Aqui, nosso repórter é igualzinho a Fred Astaire quando dançava com o abajur, sapato branco e camisa de seda engomada, borbulhando em gargalhadas como se não tivesse feito outra coisa na vida. Isso depois de um sumiço de semana inteira, tempo que suava agarrado num toco de madeira de sol a sol, esculpindo os passos e volteios que mostraria, depois, com aquele ar de improvisador sabichão e dono da verdade.

Zé Grandão é assim mesmo: trabalha de domingo a domingo, é capaz de se meter numa viagem de horas só para obter numa cidadezinha da fronteira o detalhe que ajudará a fechar melhor um parágrafo de abertura, assiste a sessões madrugais de pauta sem mover supercílio, disputa cada vírgula do seu texto com quem se aventure a canetá-lo e não falta em reunião festiva dos colegas.

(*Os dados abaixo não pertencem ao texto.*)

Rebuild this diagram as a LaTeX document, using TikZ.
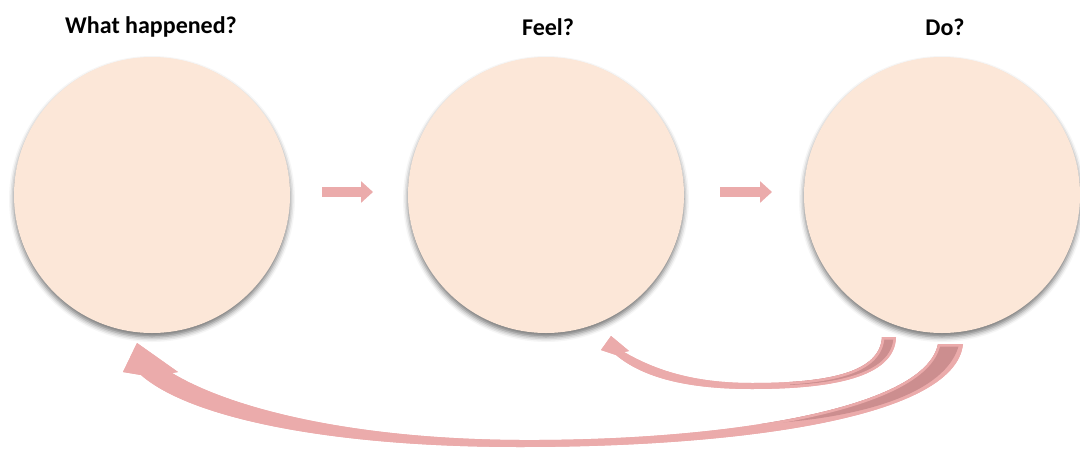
\documentclass[tikz,border=0pt]{standalone}
\usepackage{fontspec}
\setmainfont{Carlito}
\usetikzlibrary{shadows.blur,arrows.meta}
\definecolor{peach}{HTML}{FCE7D8}
\definecolor{arrowpink}{HTML}{EBABAB}
\definecolor{arrowdark}{HTML}{CC8E8F}
\tikzset{
  bubble/.style={circle, fill=peach, minimum size=276pt, inner sep=0pt,
    blur shadow={shadow xshift=0pt, shadow yshift=-4pt, shadow blur radius=5pt, shadow opacity=55}},
  title/.style={font=\fontsize{24}{28}\selectfont\bfseries, text=black, anchor=center},
  smallarrow/.style={draw=arrowpink, line width=10pt, -{Triangle[width=21pt,length=12pt]}},
  curvearrow/.style={fill=arrowpink, draw=none},
  curvedark/.style={fill=arrowdark, draw=none},
  curverim/.style={draw=arrowpink, line width=5pt, line join=round}
}
\newcommand\outerarrowpath{(963,344) .. controls (955,420) and (730,447) .. (520,447)
   .. controls (330,447) and (190,418) .. (141,375)
   -- (123,372) -- (137,343) -- (178,372) -- (172,373)
   .. controls (230,408) and (350,439) .. (520,440)
   .. controls (720,441) and (925,410) .. (938,344) -- cycle}
\newcommand\innerarrowpath{(896,337) .. controls (895,378) and (830,389) .. (752,389)
   .. controls (680,389) and (640,375) .. (616,355)
   -- (601,350) -- (611,336) -- (629,351) -- (624,352)
   .. controls (660,373) and (700,383) .. (752,383)
   .. controls (830,383) and (880,372) .. (882,337) -- cycle}
\begin{document}
\begin{tikzpicture}[x=1pt,y=-1pt]
\useasboundingbox (0,0) rectangle (1080,450);
% titles
\node[title] (t1) at (151,27) {What happened?};
\node[title] (t2) at (548,27) {Feel?};
\node[title] (t3) at (945,27) {Do?};
% circles
\node[bubble] (c1) at (152,195) {};
\node[bubble] (c2) at (546,195) {};
\node[bubble] (c3) at (942,195) {};
% small straight arrows
\coordinate (a1s) at (322,192);
\coordinate (a1e) at (373,192);
\coordinate (a2s) at (720,192);
\coordinate (a2e) at (772,192);
\draw[smallarrow] (a1s) -- (a1e);
\draw[smallarrow] (a2s) -- (a2e);
% outer curved arrow (Do? -> What happened?)
\fill[curvearrow] \outerarrowpath;
\begin{scope}
  \clip \outerarrowpath;
  \fill[curvedark] (962,330) -- (960,340) .. controls (952,390) and (870,418) .. (760,424)
     -- (760,405) .. controls (870,395) and (925,380) .. (925,330) -- cycle;
  \draw[curverim] \outerarrowpath;
\end{scope}
% inner curved arrow (Do? -> Feel?)
\fill[curvearrow] \innerarrowpath;
\begin{scope}
  \clip \innerarrowpath;
  \fill[curvedark] (896,325) -- (895,333) .. controls (892,370) and (855,382) .. (790,385)
     -- (790,372) .. controls (860,368) and (875,358) .. (875,325) -- cycle;
  \draw[curverim] \innerarrowpath;
\end{scope}
\end{tikzpicture}
\end{document}
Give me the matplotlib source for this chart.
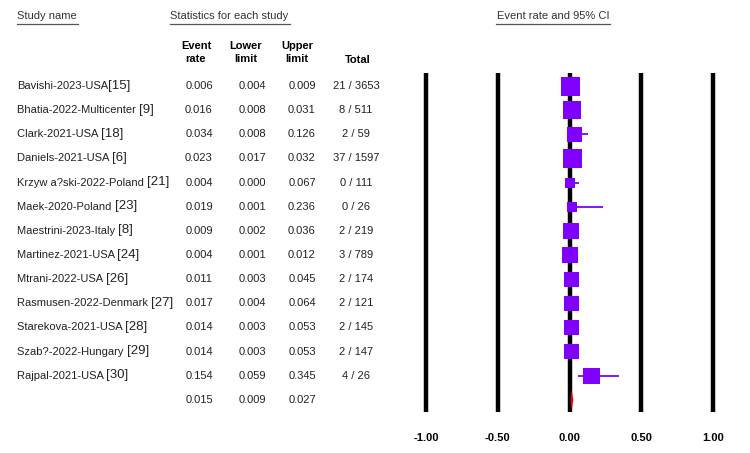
import matplotlib
matplotlib.use("Agg")
import matplotlib.pyplot as plt
import matplotlib.transforms as mtransforms
from matplotlib.lines import Line2D
import numpy as np

plt.rcParams['font.family'] = ['Liberation Sans', 'DejaVu Sans']

# ---------------- data ----------------
study_names = ["Bavishi-2023-USA", "Bhatia-2022-Multicenter ", "Clark-2021-USA ",
               "Daniels-2021-USA ", "Krzyw a?ski-2022-Poland ", "Maek-2020-Poland ",
               "Maestrini-2023-Italy ", "Martinez-2021-USA ", "Mtrani-2022-USA ",
               "Rasmusen-2022-Denmark ", "Starekova-2021-USA ", "Szab?-2022-Hungary ",
               "Rajpal-2021-USA "]
refs = ["[15]", "[9]", "[18]", "[6]", "[21]", "[23]", "[8]", "[24]", "[26]",
        "[27]", "[28]", "[29]", "[30]"]
event_rate = [0.006, 0.016, 0.034, 0.023, 0.004, 0.019, 0.009, 0.004, 0.011,
              0.017, 0.014, 0.014, 0.154]
lower_limit = [0.004, 0.008, 0.008, 0.017, 0.000, 0.001, 0.002, 0.001, 0.003,
               0.004, 0.003, 0.003, 0.059]
upper_limit = [0.009, 0.031, 0.126, 0.032, 0.067, 0.236, 0.036, 0.012, 0.045,
               0.064, 0.053, 0.053, 0.345]
events = [21, 8, 2, 37, 0, 0, 2, 3, 2, 2, 2, 2, 4]
totals = [3653, 511, 59, 1597, 111, 26, 219, 789, 174, 121, 145, 147, 26]
weights = [11.5, 10.4, 6.7, 11.5, 3.2, 2.9, 7.7, 8.2, 7.2, 7.2, 7.2, 7.7, 8.7]
pooled = [0.015, 0.009, 0.027]
axis_ticks = [-1.0, -0.5, 0.0, 0.5, 1.0]

# ---------------- figure ----------------
W, H = 750, 453
fig = plt.figure(figsize=(W / 100, H / 100), dpi=100)
fig.patch.set_facecolor('white')

def fx(px):
    return px / W

def fy(py):
    return 1 - py / H

ax = fig.add_axes([fx(411.6), (H - 412) / H, (727.4 - 411.6) / W, (412 - 73) / H])
n = len(study_names)
rows = np.arange(n)
pooled_row = n
ax.set_xlim(-1.1, 1.1)
ax.set_ylim(13.5, -0.54)
for s in ax.spines.values():
    s.set_visible(False)
ax.set_yticks([])
ax.set_xticks(axis_ticks)
ax.set_xticklabels([f"{t:.2f}" for t in axis_ticks], fontsize=8, fontweight='bold')
ax.tick_params(axis='x', length=0, pad=15)

for t in axis_ticks:
    ax.axvline(t, color='black', lw=3.2, solid_capstyle='butt', zorder=1)

purple = '#7F00FF'
ax.hlines(rows, lower_limit, upper_limit, color=purple, lw=1.3, zorder=2)
ax.scatter(event_rate, rows, s=np.array(weights) * 16.3, marker='s',
           color=purple, linewidths=0, zorder=3)

est, lo, hi = pooled
ax.fill([lo, est, hi, est], [pooled_row, pooled_row - 0.42, pooled_row, pooled_row + 0.42],
        color='red', zorder=4, lw=0)

# ---------------- text table ----------------
tr = mtransforms.blended_transform_factory(fig.transFigure, ax.transData)
txt_color = '#222222'
fs = 8

for i in range(n):
    t = fig.text(fx(17), rows[i], study_names[i], transform=tr, fontsize=fs,
                 va='center', ha='left', color=txt_color)
    fig.add_artist(plt.matplotlib.text.Annotation(
        refs[i], xy=(1, 0.55), xycoords=t, fontsize=9.5, va='center', ha='left',
        color=txt_color))
    fig.text(fx(199), rows[i], f"{event_rate[i]:.3f}", transform=tr, fontsize=fs,
             va='center', ha='center', color=txt_color)
    fig.text(fx(252), rows[i], f"{lower_limit[i]:.3f}", transform=tr, fontsize=fs,
             va='center', ha='center', color=txt_color)
    fig.text(fx(302), rows[i], f"{upper_limit[i]:.3f}", transform=tr, fontsize=fs,
             va='center', ha='center', color=txt_color)
    fig.text(fx(356), rows[i], f"{events[i]} / {totals[i]}", transform=tr, fontsize=fs,
             va='center', ha='center', color=txt_color)

for x, v in zip([199, 252, 302], pooled):
    fig.text(fx(x), pooled_row, f"{v:.3f}", transform=tr, fontsize=fs,
             va='center', ha='center', color=txt_color)

# headers
hdr_color = '#333333'
fig.text(fx(17), fy(16), "Study name", fontsize=fs, va='center', ha='left', color=hdr_color)
fig.text(fx(170), fy(16), "Statistics for each study", fontsize=fs, va='center',
         ha='left', color=hdr_color)
fig.text(fx(553), fy(16), "Event rate and 95% CI", fontsize=fs, va='center',
         ha='center', color=hdr_color)
for x0, x1 in [(17, 78), (170, 290), (496, 610)]:
    fig.add_artist(Line2D([fx(x0), fx(x1)], [fy(24), fy(24)], color='#555555',
                          lw=0.9, transform=fig.transFigure))

for x, label in [(196, "Event\nrate"), (246, "Lower\nlimit"), (297, "Upper\nlimit")]:
    fig.text(fx(x), fy(52.5), label, fontsize=fs, fontweight='bold', va='center',
             ha='center', linespacing=1.3, color='black')
fig.text(fx(358), fy(60), "Total", fontsize=fs, fontweight='bold', va='center',
         ha='center', color='black')

fig.savefig("out.png", dpi=100, facecolor='white')
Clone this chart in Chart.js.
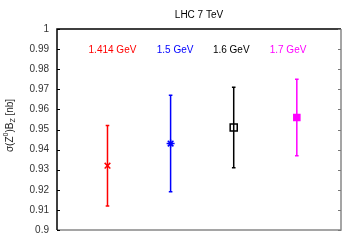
<!DOCTYPE html>
<html><head><meta charset="utf-8">
<script src="https://cdn.jsdelivr.net/npm/chart.js@4/dist/chart.umd.min.js"></script>
<style>html,body{margin:0;padding:0;background:#fff;}#wrap{width:358px;height:250px;}</style>
</head><body><div id="wrap"><canvas id="c" width="358" height="250"></canvas></div>
<script>
const title = "LHC 7 TeV";
const categories = ["1.414 GeV", "1.5 GeV", "1.6 GeV", "1.7 GeV"];
const values = [0.932, 0.943, 0.951, 0.956];
const errLow = [0.912, 0.919, 0.931, 0.937];
const errHigh = [0.952, 0.967, 0.971, 0.975];
const colors = ["#ff0000", "#0000ff", "#000000", "#ff00ff"];
const yTicks = [0.9, 0.91, 0.92, 0.93, 0.94, 0.95, 0.96, 0.97, 0.98, 0.99, 1];
const labelLevel = 0.99;

const FONT = "'Liberation Sans', Arial, sans-serif";
const styles = [
  {pointStyle: 'crossRot', radius: 4, fill: false},
  {pointStyle: 'star', radius: 4, fill: false},
  {pointStyle: 'rect', radius: 5, fill: false},
  {pointStyle: 'rect', radius: 4.3, fill: true}
];
const labelOffsets = [0.70, 1.78, 2.67, 3.57];

const datasets = categories.map((c, i) => ({
  label: c,
  data: [{x: i + 1, y: values[i]}],
  pointStyle: styles[i].pointStyle,
  pointRadius: styles[i].radius,
  pointHoverRadius: styles[i].radius,
  borderColor: colors[i],
  backgroundColor: styles[i].fill ? colors[i] : 'rgba(0,0,0,0)',
  pointBorderWidth: 1.5,
  showLine: false
}));

const deco = {
  id: 'deco',
  beforeDatasetsDraw(chart) {
    const {ctx, chartArea: a, scales: {x, y}} = chart;
    ctx.save();
    // error bars
    categories.forEach((c, i) => {
      const px = x.getPixelForValue(i + 1);
      const yl = y.getPixelForValue(errLow[i]);
      const yh = y.getPixelForValue(errHigh[i]);
      ctx.strokeStyle = colors[i];
      ctx.lineWidth = 1.5;
      ctx.beginPath();
      ctx.moveTo(px, yl); ctx.lineTo(px, yh);
      ctx.moveTo(px - 1.8, yl); ctx.lineTo(px + 1.8, yl);
      ctx.moveTo(px - 1.8, yh); ctx.lineTo(px + 1.8, yh);
      ctx.stroke();
    });
    ctx.restore();
  },
  afterDraw(chart) {
    const {ctx, chartArea: a, scales: {x, y}} = chart;
    ctx.save();
    // frame
    ctx.lineWidth = 1.5;
    ctx.strokeStyle = '#888';
    ctx.beginPath();
    ctx.moveTo(a.left, a.bottom); ctx.lineTo(a.right, a.bottom); ctx.lineTo(a.right, a.top);
    ctx.stroke();
    ctx.strokeStyle = '#000';
    ctx.beginPath();
    ctx.moveTo(a.right, a.top); ctx.lineTo(a.left, a.top); ctx.lineTo(a.left, a.bottom);
    ctx.stroke();
    // inward ticks
    ctx.lineWidth = 1;
    yTicks.forEach(v => {
      const py = Math.round(y.getPixelForValue(v)) + 0.5;
      ctx.strokeStyle = '#000';
      ctx.beginPath(); ctx.moveTo(a.left, py); ctx.lineTo(a.left + 3, py); ctx.stroke();
      ctx.strokeStyle = '#777';
      ctx.beginPath(); ctx.moveTo(a.right, py); ctx.lineTo(a.right - 3, py); ctx.stroke();
    });
    // title
    ctx.fillStyle = '#000';
    ctx.font = "10px " + FONT;
    ctx.textAlign = 'center';
    ctx.textBaseline = 'middle';
    ctx.fillText(title, (a.left + a.right) / 2, 15);
    // category labels
    ctx.textAlign = 'left';
    categories.forEach((c, i) => {
      ctx.fillStyle = colors[i];
      ctx.fillText(c, x.getPixelForValue(labelOffsets[i]), y.getPixelForValue(labelLevel) + 1);
    });
    // y axis label
    ctx.translate(10, (a.top + a.bottom) / 2 - 4);
    ctx.rotate(-Math.PI / 2);
    ctx.fillStyle = '#222';
    const parts = [
      {t: "σ(Z", s: 10, dy: 0},
      {t: "0", s: 7, dy: -4},
      {t: ")B", s: 10, dy: 0},
      {t: "Z", s: 7, dy: 3},
      {t: " [nb]", s: 10, dy: 0}
    ];
    let w = 0;
    parts.forEach(p => { ctx.font = p.s + "px " + FONT; w += ctx.measureText(p.t).width; });
    let cx = -w / 2;
    ctx.textAlign = 'left';
    parts.forEach(p => {
      ctx.font = p.s + "px " + FONT;
      ctx.fillText(p.t, cx, p.dy);
      cx += ctx.measureText(p.t).width;
    });
    ctx.restore();
  }
};

new Chart(document.getElementById('c'), {
  type: 'scatter',
  data: {datasets},
  options: {
    responsive: false,
    animation: false,
    events: [],
    layout: {padding: {left: 0, right: 17, top: 29, bottom: 20}},
    plugins: {legend: {display: false}, tooltip: {enabled: false}, title: {display: false}},
    scales: {
      x: {type: 'linear', min: 0.2, max: 4.7, display: false},
      y: {
        type: 'linear', min: 0.9, max: 1,
        afterBuildTicks(s) { s.ticks = yTicks.map(v => ({value: v})); },
        afterFit(s) { s.width = 57; },
        grid: {display: false, drawTicks: false},
        border: {display: false},
        ticks: {
          padding: 8, color: '#333',
          font: {family: FONT, size: 10},
          callback: v => String(Math.round(v * 100) / 100)
        }
      }
    }
  },
  plugins: [deco]
});
</script></body></html>
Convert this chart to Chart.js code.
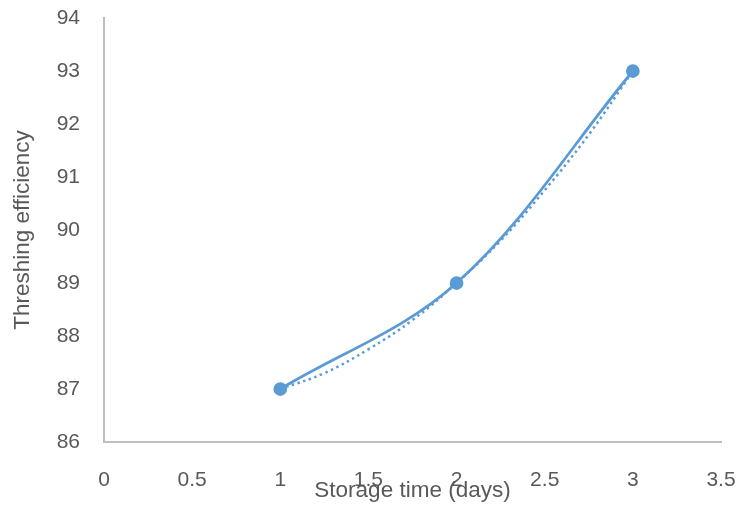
<!DOCTYPE html>
<html>
<head>
<meta charset="utf-8">
<script src="https://cdn.jsdelivr.net/npm/chart.js@4/dist/chart.umd.min.js"></script>
<style>
  html, body { margin: 0; padding: 0; background: #fff; }
  #wrap { width: 736px; height: 505px; position: relative; }
</style>
</head>
<body>
<div id="wrap"><canvas id="c" width="736" height="505"></canvas></div>
<script>
// Data
const storageDays = [1, 2, 3];
const threshingEfficiency = [87, 89, 93];
// Dotted trendline
const trendDays = [1, 1.25, 1.5, 1.75, 2, 2.25, 2.5, 2.75, 3];
const trendValues = [87, 87.3, 87.75, 88.3, 89, 89.8, 90.75, 91.8, 93];
const xTitle = 'Storage time (days)';
const yTitle = 'Threshing efficiency';

const BLUE = '#5b9bd5';
const TEXT = '#595959';
const AXIS = '#bfbfbf';
const FONT = "'Liberation Sans', Arial, sans-serif";

const mainPts = storageDays.map((d, i) => ({ x: d, y: threshingEfficiency[i] }));
const trendPts = trendDays.map((d, i) => ({ x: d, y: trendValues[i] }));

const titlesPlugin = {
  id: 'axisTitles',
  afterDraw(chart) {
    const ctx = chart.ctx;
    const a = chart.chartArea;
    ctx.save();
    ctx.fillStyle = TEXT;
    ctx.font = "22.5px " + FONT;
    ctx.textAlign = 'center';
    ctx.textBaseline = 'alphabetic';
    ctx.fillText(xTitle, (a.left + a.right) / 2, 497);
    ctx.translate(29, (a.top + a.bottom) / 2);
    ctx.rotate(-Math.PI / 2);
    ctx.fillText(yTitle, 0, 0);
    ctx.restore();
  }
};

new Chart(document.getElementById('c'), {
  type: 'line',
  data: {
    datasets: [
      {
        data: mainPts,
        borderColor: BLUE,
        backgroundColor: BLUE,
        borderWidth: 2.75,
        tension: 0.35,
        pointRadius: 5.5,
        pointHoverRadius: 5.5,
        pointBackgroundColor: BLUE,
        pointBorderColor: BLUE,
        fill: false,
        order: 0
      },
      {
        data: trendPts,
        borderColor: BLUE,
        borderWidth: 2.5,
        borderDash: [2.5, 3.5],
        tension: 0.4,
        pointRadius: 0,
        fill: false,
        order: 1
      }
    ]
  },
  options: {
    responsive: false,
    animation: false,
    devicePixelRatio: 1,
    layout: { padding: { left: 0, right: 15, top: 18, bottom: 0 } },
    plugins: { legend: { display: false }, tooltip: { enabled: false } },
    scales: {
      x: {
        type: 'linear',
        min: 0,
        max: 3.5,
        afterFit(s) { s.height = 63; s.paddingLeft = 0; s.paddingRight = 0; },
        grid: { display: false, drawTicks: false },
        border: { display: true, color: AXIS, width: 2 },
        ticks: {
          stepSize: 0.5,
          color: TEXT,
          padding: 26,
          font: { family: FONT, size: 21 },
          maxRotation: 0,
          autoSkip: false,
          callback: (v) => String(v)
        }
      },
      y: {
        type: 'linear',
        min: 86,
        max: 94,
        afterFit(s) { s.width = 104; s.paddingTop = 0; s.paddingBottom = 0; },
        grid: { display: false, drawTicks: false },
        border: { display: true, color: AXIS, width: 2 },
        ticks: {
          stepSize: 1,
          color: TEXT,
          padding: 24,
          font: { family: FONT, size: 21 },
          callback: (v) => String(v)
        }
      }
    }
  },
  plugins: [titlesPlugin]
});
</script>
</body>
</html>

Essa máquina laboriosa só falha quando pinta mulher na vizinhança. Se for colega, então, o cavalheirismo se apresenta na forma de sugestões para entrevistas, louvações a textos canhestros, ajuda na correção de verbos capengas, retoques na sintaxe e na concordância e, por fim, elogios rasgados ao produto enfim estampado em papel, que podem se insinuar numa tela de computador ou mesmo assumir a forma de cartas postadas em pagos distantes. Como o mestre, Zé Grandão colhe satisfeito da semeadura abundante. E vive em paz.

As reportagens comentadas nesta coletânea devem ser lidas com esse desconto. Para obtê-las, Alencar moveu montanhas, atraiu problemas, feriu interesses de gente poderosa e tomou dores de brasileiros modestos. Entregue a mercadoria, fanfarroneia misteriosa intimidade com a sorte que teria lhe assegurado o essencial da obra. Fingimos acreditar e assim o falso improvisador continuará investindo sangue e lágrimas na caça dos eventos que nos serve em suntuosas narrativas. Sorte nossa, que pegamos carona na poltrona e vivemos cada passo dessa trajetória sem par.